- **What you are asked to do**: Return the lines that follow, exactly as they appear, from the first through the one containing "Chart.register(...registerables);"; no pictures are to be included.

- **Provided material**:
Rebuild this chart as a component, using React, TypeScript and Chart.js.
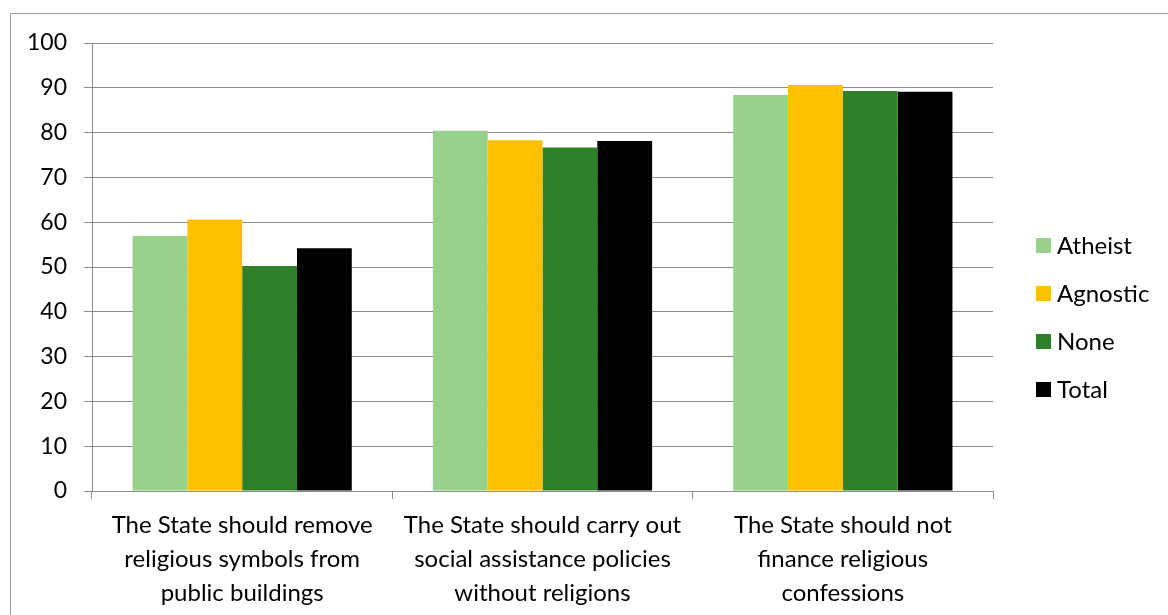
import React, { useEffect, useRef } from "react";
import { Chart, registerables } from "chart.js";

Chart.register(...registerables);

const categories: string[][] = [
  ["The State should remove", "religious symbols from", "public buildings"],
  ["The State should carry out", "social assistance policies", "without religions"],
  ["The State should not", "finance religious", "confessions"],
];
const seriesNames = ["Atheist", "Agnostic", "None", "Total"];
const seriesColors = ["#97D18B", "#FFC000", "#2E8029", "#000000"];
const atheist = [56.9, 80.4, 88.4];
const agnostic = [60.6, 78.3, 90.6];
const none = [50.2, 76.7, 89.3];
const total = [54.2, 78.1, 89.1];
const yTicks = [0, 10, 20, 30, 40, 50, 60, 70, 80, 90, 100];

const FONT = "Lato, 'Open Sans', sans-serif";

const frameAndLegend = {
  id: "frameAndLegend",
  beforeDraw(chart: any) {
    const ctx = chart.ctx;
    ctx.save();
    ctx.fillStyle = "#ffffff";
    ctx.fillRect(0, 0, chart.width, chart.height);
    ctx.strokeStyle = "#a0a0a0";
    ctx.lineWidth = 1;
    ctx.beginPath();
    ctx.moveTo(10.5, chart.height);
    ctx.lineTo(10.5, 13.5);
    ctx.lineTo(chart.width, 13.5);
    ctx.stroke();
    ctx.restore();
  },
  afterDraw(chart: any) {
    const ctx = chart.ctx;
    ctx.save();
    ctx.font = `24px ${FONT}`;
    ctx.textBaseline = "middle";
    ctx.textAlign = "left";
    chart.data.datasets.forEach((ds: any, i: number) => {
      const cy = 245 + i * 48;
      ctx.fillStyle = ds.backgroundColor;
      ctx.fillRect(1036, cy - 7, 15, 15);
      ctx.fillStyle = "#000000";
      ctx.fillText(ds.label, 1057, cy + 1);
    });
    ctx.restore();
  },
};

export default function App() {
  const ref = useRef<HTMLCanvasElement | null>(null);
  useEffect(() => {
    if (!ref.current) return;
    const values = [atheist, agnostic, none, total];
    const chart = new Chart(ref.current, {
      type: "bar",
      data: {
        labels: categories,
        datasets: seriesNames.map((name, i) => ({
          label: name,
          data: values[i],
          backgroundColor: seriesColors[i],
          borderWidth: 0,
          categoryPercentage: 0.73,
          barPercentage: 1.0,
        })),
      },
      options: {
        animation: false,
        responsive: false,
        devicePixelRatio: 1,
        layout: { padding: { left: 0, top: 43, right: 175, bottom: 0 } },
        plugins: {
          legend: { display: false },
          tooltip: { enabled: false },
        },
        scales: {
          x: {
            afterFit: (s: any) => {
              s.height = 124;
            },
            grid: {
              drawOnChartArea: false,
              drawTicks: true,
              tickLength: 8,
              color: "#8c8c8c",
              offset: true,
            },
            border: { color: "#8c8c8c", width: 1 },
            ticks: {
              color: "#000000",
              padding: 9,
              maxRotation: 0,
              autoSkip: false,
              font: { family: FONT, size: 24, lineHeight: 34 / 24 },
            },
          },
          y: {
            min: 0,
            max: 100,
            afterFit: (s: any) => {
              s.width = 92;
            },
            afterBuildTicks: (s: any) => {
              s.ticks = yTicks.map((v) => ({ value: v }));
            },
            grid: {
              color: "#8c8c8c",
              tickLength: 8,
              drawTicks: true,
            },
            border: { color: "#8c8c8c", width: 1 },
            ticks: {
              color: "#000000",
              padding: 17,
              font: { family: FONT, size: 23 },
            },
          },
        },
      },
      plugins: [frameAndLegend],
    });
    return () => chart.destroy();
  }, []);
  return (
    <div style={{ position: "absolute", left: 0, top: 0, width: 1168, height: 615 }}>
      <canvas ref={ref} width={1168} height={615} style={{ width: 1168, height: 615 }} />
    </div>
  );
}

- **Full answer**:
Rebuild this chart as a component, using React, TypeScript and Chart.js.
import React, { useEffect, useRef } from "react";
import { Chart, registerables } from "chart.js";

Chart.register(...registerables);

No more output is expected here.